Memory Supplements and Cylons (Becky)

Bush, Sutherland, and Engelbart are all discussing ways that humans can interact with existing and future technology. And each is discussing ways to bridge the gap between humans and computing systems—that is, developing interfaces. But the differences in and progression of approaches is fascinating.

Particularly interesting to look at is the way in which the authors propose to extend cognition. Bush’s Memex device seems to be all about offloading information, organizing memories in a receiving device. These memories can be linked and stored, but the ideas can’t be manipulated. In Sutherland’s Sketchpad, graphical manipulation is possible via the interface—the device is a more active participant, so to speak, in the process of meaning making. Engelbart, meanwhile, extends these ideas even further and wants to change human behavior to build a sort of symbiotic system of human-computer interaction and augmented human intelligence.

Bush describes Memex as a “memory supplement.” A piece of furniture, the technology is meant to be integrated as seamlessly as possible into humans’ surroundings. The human user does all the thinking and processing and then the products are stored in the Memex  as images or sounds (in miniature!) that can be recalled. They can be sent to others and loaded into other Memex devices to share the information wealth. This is essentially the process of saving and sharing files today.

The Memex user is responsible for establishing trails and remembering codes, which seem to be somewhat unnatural even if they’re mnemonic. Perhaps that is why we ended up with icons that look like folders and software that can establish the trails for us (and that is more organized around “goals” as Licklider describes). But the general concept of linking information has withstood the test of time. (As has, perhaps, Bush’s “roomful of girls”/secretaries in the form of Romney’s “binders full of women” and others’ colorful phrases.)

Wearable tech is a not-fully-realized projection of Bush’s ideas. Technology is becoming more seamlessly integrated into human behavior and the environment as devices become smaller. The GoPro looks close to the “little lump larger than a walnut” that Bush describes a “camera hound” wearing in the future. And thanks to ubiquitous smartphones with cameras on their backs, the capability to record life in still photos as Bush imagines is standard these days. But there is much more to do along this path.

Bush's scientist of the future and a GoPro with a head mount

Bush’s scientist of the future and a GoPro with a head mount

With the Sketchpad, or the computerized Etch A Sketch, we start to see the beginnings of interfaces that are more a part of the cognitive process as opposed to memory storage devices. Many of the descriptions seem as if they could be explaining interactions today, with Photoshop, for instance. The ideas of recursive functions and creating instances of master versions have certainly spanned the decades and been deeply ingrained in today’s software. And tablets seem to be descendants of the Sketchpad and light pen ideas.

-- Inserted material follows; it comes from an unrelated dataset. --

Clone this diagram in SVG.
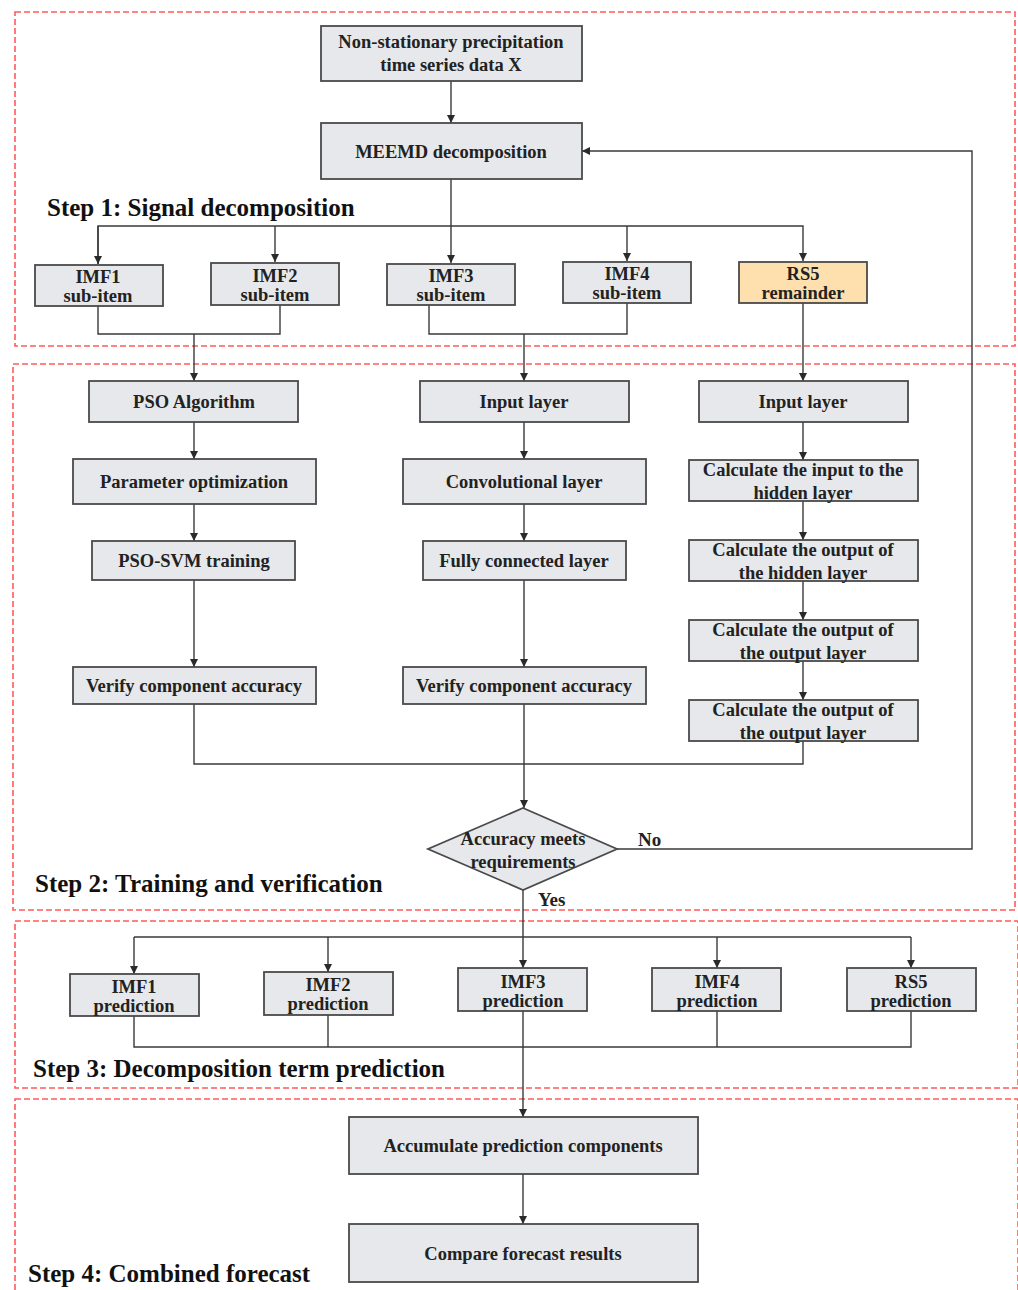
<svg xmlns="http://www.w3.org/2000/svg" width="1018" height="1290" viewBox="0 0 1018 1290">
<defs>
<style>
.reg{fill:none;stroke:#ff5b5b;stroke-width:1.6;stroke-dasharray:6,3}
.box{fill:#e6e8eb;stroke:#4a4a4a;stroke-width:1.8}
.rs{fill:#fde0ad;stroke:#4a4a4a;stroke-width:1.8}
.t{font-family:"Liberation Serif","Times New Roman",serif;font-weight:bold;font-size:18.5px;fill:#222;text-anchor:middle}
.step{font-family:"Liberation Serif","Times New Roman",serif;font-weight:bold;font-size:25px;fill:#111}
.lbl{font-family:"Liberation Serif","Times New Roman",serif;font-weight:bold;font-size:19px;fill:#222}
.c{fill:none;stroke:#3a3a3a;stroke-width:1.4}
</style>
<marker id="ah" markerWidth="8" markerHeight="10" refX="8" refY="5" orient="auto" markerUnits="userSpaceOnUse">
<path d="M0,1 L8,5 L0,9 Z" fill="#2a2a2a"/>
</marker>
</defs>
<rect width="1018" height="1290" fill="#ffffff"/>

<g id="regions">
<rect class="reg" x="15" y="12" width="1000" height="334"/>
<rect class="reg" x="13" y="364" width="1002" height="546"/>
<rect class="reg" x="15" y="921" width="1003" height="167"/>
<rect class="reg" x="15" y="1099" width="1003" height="195"/>
<text class="step" x="47" y="216">Step 1: Signal decomposition</text>
<text class="step" x="35" y="892">Step 2: Training and verification</text>
<text class="step" x="33" y="1077">Step 3:  Decomposition term prediction</text>
<text class="step" x="28" y="1282">Step 4:  Combined forecast</text>
</g>

<g id="connectors">
<line class="c" x1="451" y1="81" x2="451" y2="123" marker-end="url(#ah)"/>
<line class="c" x1="451" y1="179" x2="451" y2="263" marker-end="url(#ah)"/>
<polyline class="c" points="98,264 98,226 803,226 803,261" marker-end="url(#ah)"/>
<line class="c" x1="98" y1="226" x2="98" y2="264" marker-end="url(#ah)"/>
<line class="c" x1="275" y1="226" x2="275" y2="262" marker-end="url(#ah)"/>
<line class="c" x1="627" y1="226" x2="627" y2="261" marker-end="url(#ah)"/>
<polyline class="c" points="98,306 98,334 280,334 280,305"/>
<line class="c" x1="194" y1="334" x2="194" y2="381" marker-end="url(#ah)"/>
<polyline class="c" points="429,305 429,334 627,334 627,303"/>
<line class="c" x1="524" y1="334" x2="524" y2="381" marker-end="url(#ah)"/>
<line class="c" x1="803" y1="303" x2="803" y2="381" marker-end="url(#ah)"/>
<polyline class="c" points="617,849 972,849 972,151 582,151" marker-end="url(#ah)"/>

<line class="c" x1="194" y1="422" x2="194" y2="459" marker-end="url(#ah)"/>
<line class="c" x1="194" y1="504" x2="194" y2="541" marker-end="url(#ah)"/>
<line class="c" x1="194" y1="580" x2="194" y2="667" marker-end="url(#ah)"/>
<line class="c" x1="524" y1="422" x2="524" y2="459" marker-end="url(#ah)"/>
<line class="c" x1="524" y1="504" x2="524" y2="541" marker-end="url(#ah)"/>
<line class="c" x1="524" y1="580" x2="524" y2="667" marker-end="url(#ah)"/>
<line class="c" x1="803" y1="422" x2="803" y2="460" marker-end="url(#ah)"/>
<line class="c" x1="803" y1="501" x2="803" y2="540" marker-end="url(#ah)"/>
<line class="c" x1="803" y1="581" x2="803" y2="620" marker-end="url(#ah)"/>
<line class="c" x1="803" y1="661" x2="803" y2="700" marker-end="url(#ah)"/>
<polyline class="c" points="194,704 194,764 803,764 803,741"/>
<line class="c" x1="524" y1="704" x2="524" y2="808" marker-end="url(#ah)"/>

<line class="c" x1="523" y1="890" x2="523" y2="968" marker-end="url(#ah)"/>
<line class="c" x1="134" y1="937" x2="911" y2="937"/>
<line class="c" x1="134" y1="937" x2="134" y2="974" marker-end="url(#ah)"/>
<line class="c" x1="328" y1="937" x2="328" y2="972" marker-end="url(#ah)"/>
<line class="c" x1="717" y1="937" x2="717" y2="968" marker-end="url(#ah)"/>
<line class="c" x1="911" y1="937" x2="911" y2="968" marker-end="url(#ah)"/>
<polyline class="c" points="134,1016 134,1047 911,1047 911,1011"/>
<line class="c" x1="328" y1="1015" x2="328" y2="1047"/>
<line class="c" x1="717" y1="1011" x2="717" y2="1047"/>
<line class="c" x1="523" y1="1011" x2="523" y2="1117" marker-end="url(#ah)"/>
<line class="c" x1="523" y1="1174" x2="523" y2="1224" marker-end="url(#ah)"/>
<text class="lbl" x="638" y="846">No</text>
<text class="lbl" x="538" y="906">Yes</text>
</g>

<g id="n-input"><rect class="box" x="321" y="26" width="261" height="55"/>
<text class="t" x="451" y="48">Non-stationary precipitation</text><text class="t" x="451" y="71">time series data X</text></g>
<g id="n-meemd"><rect class="box" x="321" y="123" width="261" height="56"/>
<text class="t" x="451" y="158">MEEMD decomposition</text></g>

<g id="n-imf1"><rect class="box" x="35" y="265" width="128" height="41"/>
<text class="t" x="98" y="283">IMF1</text><text class="t" x="98" y="302">sub-item</text></g>
<g id="n-imf2"><rect class="box" x="211" y="263" width="128" height="42"/>
<text class="t" x="275" y="282">IMF2</text><text class="t" x="275" y="301">sub-item</text></g>
<g id="n-imf3"><rect class="box" x="387" y="264" width="128" height="41"/>
<text class="t" x="451" y="282">IMF3</text><text class="t" x="451" y="301">sub-item</text></g>
<g id="n-imf4"><rect class="box" x="563" y="262" width="128" height="41"/>
<text class="t" x="627" y="280">IMF4</text><text class="t" x="627" y="299">sub-item</text></g>
<g id="n-rs5"><rect class="rs" x="739" y="262" width="128" height="41"/>
<text class="t" x="803" y="280">RS5</text><text class="t" x="803" y="299">remainder</text></g>

<g id="n-pso"><rect class="box" x="89" y="381" width="209" height="41"/>
<text class="t" x="194" y="408">PSO Algorithm</text></g>
<g id="n-param"><rect class="box" x="73" y="459" width="243" height="45"/>
<text class="t" x="194" y="488">Parameter optimization</text></g>
<g id="n-psosvm"><rect class="box" x="92" y="541" width="203" height="39"/>
<text class="t" x="194" y="567">PSO-SVM training</text></g>
<g id="n-verify1"><rect class="box" x="73" y="667" width="243" height="37"/>
<text class="t" x="194" y="692">Verify component accuracy</text></g>

<g id="n-input2"><rect class="box" x="420" y="381" width="209" height="41"/>
<text class="t" x="524" y="408">Input layer</text></g>
<g id="n-conv"><rect class="box" x="403" y="459" width="243" height="45"/>
<text class="t" x="524" y="488">Convolutional layer</text></g>
<g id="n-fc"><rect class="box" x="423" y="541" width="203" height="39"/>
<text class="t" x="524" y="567">Fully connected layer</text></g>
<g id="n-verify2"><rect class="box" x="403" y="667" width="243" height="37"/>
<text class="t" x="524" y="692">Verify component accuracy</text></g>

<g id="n-input3"><rect class="box" x="699" y="381" width="209" height="41"/>
<text class="t" x="803" y="408">Input layer</text></g>
<g id="n-calc1"><rect class="box" x="689" y="460" width="229" height="41"/>
<text class="t" x="803" y="476">Calculate the input to the</text><text class="t" x="803" y="499">hidden layer</text></g>
<g id="n-calc2"><rect class="box" x="689" y="540" width="229" height="41"/>
<text class="t" x="803" y="556">Calculate the output of</text><text class="t" x="803" y="579">the hidden layer</text></g>
<g id="n-calc3"><rect class="box" x="689" y="620" width="229" height="41"/>
<text class="t" x="803" y="636">Calculate the output of</text><text class="t" x="803" y="659">the output layer</text></g>
<g id="n-calc4"><rect class="box" x="689" y="700" width="229" height="41"/>
<text class="t" x="803" y="716">Calculate the output of</text><text class="t" x="803" y="739">the output layer</text></g>

<g id="n-decision"><polygon class="box" points="523,808 617,849 523,890 428,849"/>
<text class="t" x="523" y="845">Accuracy meets</text><text class="t" x="523" y="868">requirements</text></g>

<g id="n-p1"><rect class="box" x="70" y="974" width="129" height="42"/>
<text class="t" x="134" y="993">IMF1</text><text class="t" x="134" y="1012">prediction</text></g>
<g id="n-p2"><rect class="box" x="264" y="972" width="129" height="43"/>
<text class="t" x="328" y="991">IMF2</text><text class="t" x="328" y="1010">prediction</text></g>
<g id="n-p3"><rect class="box" x="458" y="968" width="129" height="43"/>
<text class="t" x="523" y="988">IMF3</text><text class="t" x="523" y="1007">prediction</text></g>
<g id="n-p4"><rect class="box" x="652" y="968" width="129" height="43"/>
<text class="t" x="717" y="988">IMF4</text><text class="t" x="717" y="1007">prediction</text></g>
<g id="n-p5"><rect class="box" x="847" y="968" width="129" height="43"/>
<text class="t" x="911" y="988">RS5</text><text class="t" x="911" y="1007">prediction</text></g>

<g id="n-accum"><rect class="box" x="349" y="1117" width="349" height="57"/>
<text class="t" x="523" y="1152">Accumulate prediction components</text></g>
<g id="n-compare"><rect class="box" x="349" y="1224" width="349" height="58"/>
<text class="t" x="523" y="1260">Compare forecast results</text></g>
</svg>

Etch A Sketch from CC BY-SA 3.0

Etch A Sketch from CC BY-SA 3.0

Meanwhile, if I’m understanding correctly, Engelbart builds on Bush’s linking trails and describes technology that performs in a way that is similar to the way humans make meaning and manipulate symbols—a non-serial conceptual structure. Yes, the technology he describes offloads information and stores it. But it also helps humans in the process of making meaning, if humans can make little changes to their MOs.

Many of the ideas that Engelbart describes sound eerily familiar. Parts of his process of working with statements could easily be explaining today’s word processing. His clerk seems like it could be describing today’s software or hardware, I can’t quite tell which.  And I wonder if Engelbart (and Licklider) could’ve imagined where the networking concepts have led. Yet, the way the augmented architect operates, by using a pointer and then moving his hand over the keyboard, is a bit cryptic—is this is describing what we do today with a mouse and a keyboard or something else that hasn’t been adopted (97)?

Taking a broad view, Engelbart appears to be making the case for even closer integration between humans and computers. Bush too wondered about a more direct path for transferring information, though in a different context. What is the natural extension of these trains of thought? Augmented reality? Neural implants? Battlestar Galactica–style cylons?